Drowning Pool has been implicated in the murder rampage in Arizona after police revealed that 22-year-old suspect Jared Loughner had favored their 2001 single, “Bodies,” on his YouTube channel.
Loughner was apprehended after six people were shot dead in Tucson, including 9-year-old Christina Taylor Green. U.S. Congresswoman Gabrielle Giffords was also shot during the incident and is currently recovering in the hospital.
The Washington Post reported that the shooter had an unofficial video featuring “Bodies” playing in the background while a hooded figure wearing a garbage bag for pants limps across the desert to set fire to an American flag. The video was listed as a favorite on his YouTube channel, leading many media commentators to speculate over whether the killer was influenced by the song.
“Let the bodies hit the floor, let the bodies hit the floor,” are some of the lyrics that crooned in the video, creating a surreal and eerie scene that is similar to Saturday’s shooting.
Although investigators have not suggested that Loughner’s violent outburst was directly caused by the song, “Bodies” strikes a familiar chord in related murders, Post reports.
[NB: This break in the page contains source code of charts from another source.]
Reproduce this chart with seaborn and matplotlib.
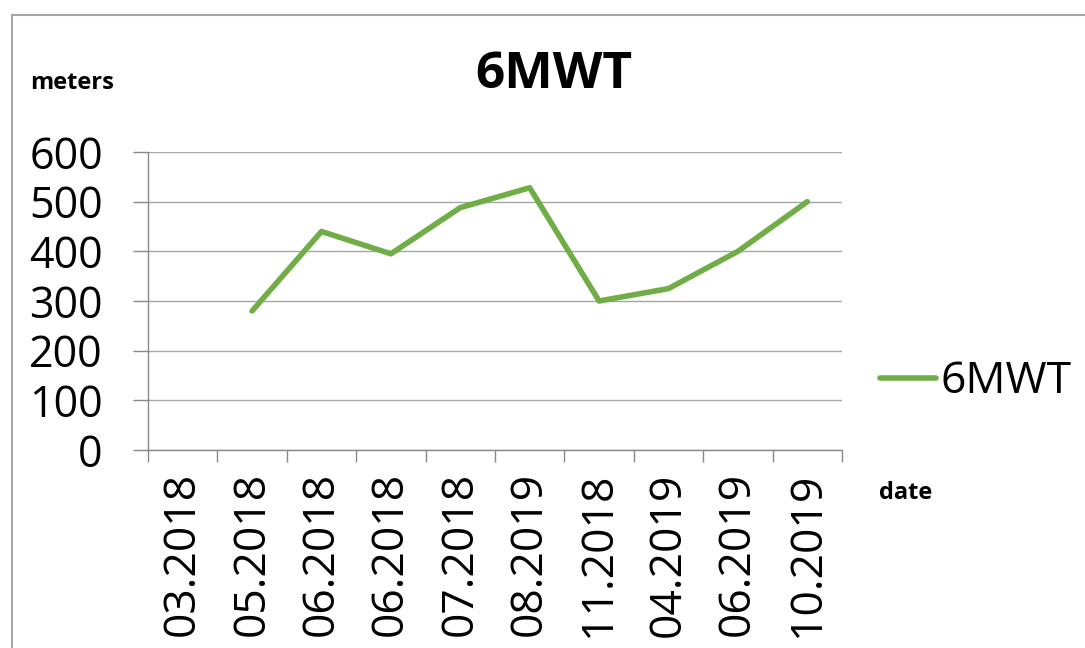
import pandas as pd
import numpy as np
import seaborn as sns
import matplotlib.pyplot as plt
from matplotlib.patches import Rectangle

dates = ['03.2018', '05.2018', '06.2018', '06.2018', '07.2018',
         '08.2019', '11.2018', '04.2019', '06.2019', '10.2019']
meters = [np.nan, 280, 440, 395, 488, 528, 300, 325, 400, 500]
y_ticks = [0, 100, 200, 300, 400, 500, 600]

df = pd.DataFrame({'pos': range(len(dates)), 'meters': meters})

sns.set_style('white')
plt.rcParams['font.family'] = ['Open Sans', 'DejaVu Sans']
plt.rcParams['text.color'] = 'black'
plt.rcParams['xtick.labelcolor'] = 'black'
plt.rcParams['ytick.labelcolor'] = 'black'

fig = plt.figure(figsize=(10.85, 6.48), dpi=100)
ax = fig.add_axes([148 / 1085, 1 - 450 / 648, 694 / 1085, 298 / 648])

sns.lineplot(data=df, x='pos', y='meters', color='#70AD47', linewidth=4,
             estimator=None, label='6MWT', ax=ax)

# axes look like an old Excel chart
ax.set_xlim(-0.5, len(dates) - 0.5)
ax.set_ylim(0, 600)
ax.set_yticks(y_ticks)
ax.set_xticks(range(len(dates)))
ax.set_xticklabels(dates, rotation=90)
ax.set_xticks(np.arange(-0.5, len(dates)), minor=True)
ax.tick_params(axis='x', which='major', length=0, pad=16, labelsize=32,
               labelcolor='black')
ax.tick_params(axis='x', which='minor', length=8.6, width=1, color='#898989',
               direction='out', bottom=True)
ax.tick_params(axis='y', length=10.5, width=1, color='#898989', direction='out',
               left=True, pad=22, labelsize=31, labelcolor='black')
ax.grid(axis='y', color='#A6A6A6', linewidth=1)
for side in ['top', 'right']:
    ax.spines[side].set_visible(False)
for side in ['left', 'bottom']:
    ax.spines[side].set_color('#898989')
    ax.spines[side].set_linewidth(1)
ax.set_xlabel('')
ax.set_ylabel('')

leg = ax.legend(loc='center left', bbox_to_anchor=(880 / 1085, 1 - 382 / 648),
                bbox_transform=fig.transFigure, frameon=False, fontsize=32,
                handlelength=1.25, handletextpad=0.12, borderpad=0,
                borderaxespad=0)
for t in leg.get_texts():
    t.set_color('black')

fig.text(554 / 1085, 1 - 75 / 648, '6MWT', ha='center', va='center',
         fontsize=37, fontweight='bold', color='black')
fig.text(30 / 1085, 1 - 83 / 648, 'meters', ha='left', va='center',
         fontsize=17, fontweight='bold', color='black')
fig.text(879 / 1085, 1 - 493 / 648, 'date', ha='left', va='center',
         fontsize=17, fontweight='bold', color='black')

fig.add_artist(Rectangle((12 / 1085, -0.2), 1.5, 1.2 - 15 / 648,
                         transform=fig.transFigure, fill=False,
                         edgecolor='#A6A6A6', linewidth=1.5))

fig.savefig('out.png', dpi=100)
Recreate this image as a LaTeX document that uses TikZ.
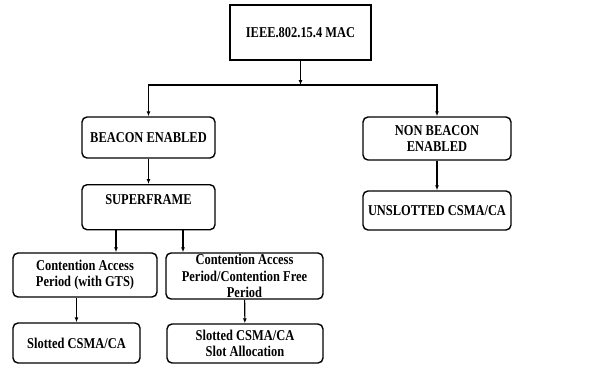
\documentclass[tikz,border=0pt]{standalone}
\usepackage{fontspec}
\setmainfont[FakeStretch=0.83]{Liberation Serif}
\usetikzlibrary{arrows.meta}
\tikzset{
  blk/.style={draw,line width=1.4pt,rounded corners=5pt},
}
\begin{document}
\begin{tikzpicture}[x=1pt,y=-1pt,line width=1.1pt,>={Latex[length=5pt,width=4pt]},
  every node/.style={font=\fontsize{15}{16.3}\selectfont\bfseries,align=center,inner xsep=2pt,inner ysep=0pt}]
\useasboundingbox (0,0) rectangle (594,367);
\node[blk,sharp corners,minimum width=141,minimum height=55] (mac) at (300.5,32.5) {IEEE.802.15.4 MAC};
\node[blk,minimum width=133,minimum height=41] (beacon) at (148.5,137.5) {BEACON ENABLED};
\node[blk,minimum width=148,minimum height=43] (nonbeacon) at (437,138.5) {NON BEACON\\ENABLED};
\node[blk,minimum width=133,text height=20pt,text depth=25pt,anchor=north] (superframe) at (148.5,184) {SUPERFRAME};
\node[blk,minimum width=148,minimum height=39] (unslotted) at (437,210.5) {UNSLOTTED CSMA/CA};
\node[blk,minimum width=144,minimum height=44] (cap) at (85,275) {Contention Access\\Period (with GTS)};
\node[blk,minimum width=157,minimum height=46] (capcfp) at (244.5,276) {Contention Access\\Period/Contention Free\\Period};
\node[blk,minimum width=127,minimum height=40] (slotted) at (76.5,343) {Slotted CSMA/CA};
\node[blk,minimum width=156,minimum height=39] (slotalloc) at (245,343.5) {Slotted CSMA/CA\\Slot Allocation};
% branches
\coordinate (split) at (300.5,85);
\coordinate (leftdrop) at (116,0);
\coordinate (rightdrop) at (183,0);
\draw[->] (mac) -- (split);
\draw[->] (split) -| (beacon);
\draw[->] (split) -| (nonbeacon);
\draw[->] (beacon) -- (superframe);
\draw[->] (nonbeacon) -- (unslotted);
\draw[->] (superframe.south -| leftdrop) -- (cap.north -| leftdrop);
\draw[->] (superframe.south -| rightdrop) -- (capcfp.north -| rightdrop);
\draw[->] (cap.south -| slotted) -- (slotted);
\draw[->] (capcfp) -- (slotalloc);
\end{tikzpicture}
\end{document}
Back in 2003, a 19-year-old boy cranked the pulsating tune in his headphones, walked out of his bedroom holding a 12-gauge shotgun and killed his parents.
"You're never sure what caused an individual to commit a specific act," said Brad Bushman, a communications and psychology professor at Ohio State University. "But I've been doing research on violent media for 20 years, and the evidence is that it leads to aggressive behavior. It's not the only factor that leads to violence, but it's one of them."
Drowning Pool, devastated by the allegations, released a statement on their Web site stating that they were disheartened by those whose lives were taken in the tragic event, and that “our song has been misinterpreted, again.”
"'Bodies' was written about the brotherhood of the mosh pit and the respect people have for each other in the pit. If you push others down, you have to pick them back up. It was never about violence. It's about a certain amount of respect and a code."
The statement added: "For someone to put out a video misinterpreting a song about a mosh pit as fuel for a violent act shows just how sick they really are."
Drowning Pool’s song has received media attention in the past after the media learned “Bodies” was used as a tool of torture at Guantanamo Bay in 2003 when it was played repeatedly to “stress” detainee Mohamedou Ould Slahi. The song has also been a battlefield anthem for U.S. troops before they engage in active duty and professional wrestlers and fighters.
David Horowitz, the executive director of the First Amendment group Media Coalition stated that Drowning Pool shouldn’t carry any blame for their song, even if it provoked Loughner to do what he did.
"The idea that we would diminish the speech that we allow based on how it might be received by the most unstable listener would leave us with little speech whatsoever," he said, adding that "people commit murders in the name of the Bible or the Koran. To somehow hold the artist, the author, the speaker responsible for how the most unstable person drawn to the music or literature or movie might later act would deprive the 99.999 percent of people who never do anything illegal or violent."